Verizon NY - Incentive Plan
Case 00-C-1945 - Proceeding on Motion of the Commission to Consider Cost Recovery by Verizon, New York, Inc. aka New York Telephone Company and Modification of Performance Regulatory Plan Under Merger Standards and to Investigate the Future Regulatory Framework.
- The Verizon Incentive Plan (Plan) replaces the Performance Regulatory Plan. The Plan has a two-year term, beginning March 1, 2002, with a third year for the Service Quality Plan.
- Under the Plan, Verizon is allowed pricing flexibility on virtually all retail services beginning March 1, 2002. Pricing flexibility will not apply to lifeline, 911-related, and certain non-recurring charges.

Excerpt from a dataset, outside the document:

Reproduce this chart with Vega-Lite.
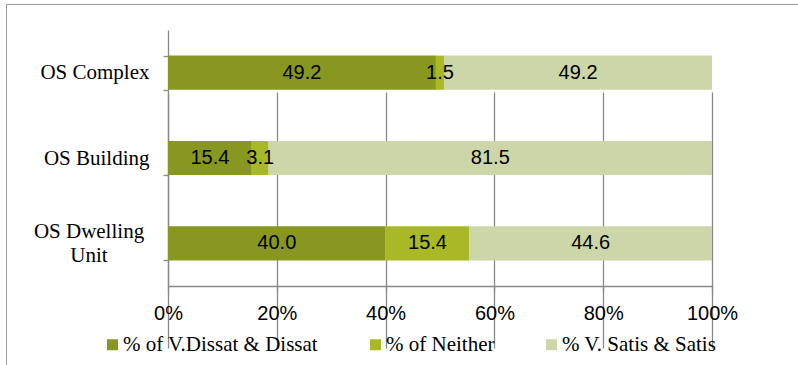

- Service connection rates for Lifeline customers are reduced from $10 to $5.
- Overall revenue increases in each year are capped at 3% on an annualized basis.
- Increases in the monthly Basic Service charges under the Pricing Flexibility provisions are limited to no more than $1.85 in the first year and $0.65 in the second year for the customer’s first line. These increases, if implemented, will count towards the allowed annual revenue increase of 3%.
- Verizon’s ability to maintain the pricing flexibility outlined in the proposal is tied to its performance under the Service Quality Plan.
- A retail Service Quality Plan extends one year beyond the two-year incentive Plan. The Service Quality Plan is designed to prevent service deterioration in five measurement areas: customer trouble report rates, customers out-of-service over 24 hours, installation performance, PSC complaints, and other measures related to the Commission’s Service Standards.
- Failure to meet any of the performance objectives results in credits to the affected customers. Failure to meet any two of the five performance objectives in any quarter results in suspension of pricing flexibility for Verizon.
- An independent, external auditor will review Service Quality procedures and measurements.
- Verizon has agreed to implement a special services process improvement plan, with associated milestones and customer credits.
- Unbundled Network Element (UNE) and Unbundled Network Element – Platform (UNE-P) wholesale rates are as established in the Commission’s January 28, 2002 UNE Rate Order, except that nonrecurring charges for hot cuts are $35 for the term of the Plan, and a Forward Fund reconciling temporary switching rates is established. UNE-P is available to Competitive Local Exchange Carriers (CLECs) for serving small business customers on the same terms as for serving residential customers under the Pre-filing Statement.
- Two Task Forces will be established to address the following competitive issues:
- New products and procedures to standardize efficient wholesale transactions, specifically including billing and collection, building access and ordering of UNE/Enhanced Extended Loops, and
- Removing barriers to the migration of CLEC customers from Verizon’s switch to the CLEC’s switch, specifically including efficient hot cut processes for the mass market.
- To assure system investments are commensurate with good service quality, Verizon will file and review with Department staff its annual construction budgets, with an emphasis on service quality improvements, efforts to increase network reliability, introduction of new technology, and deployment of advanced services.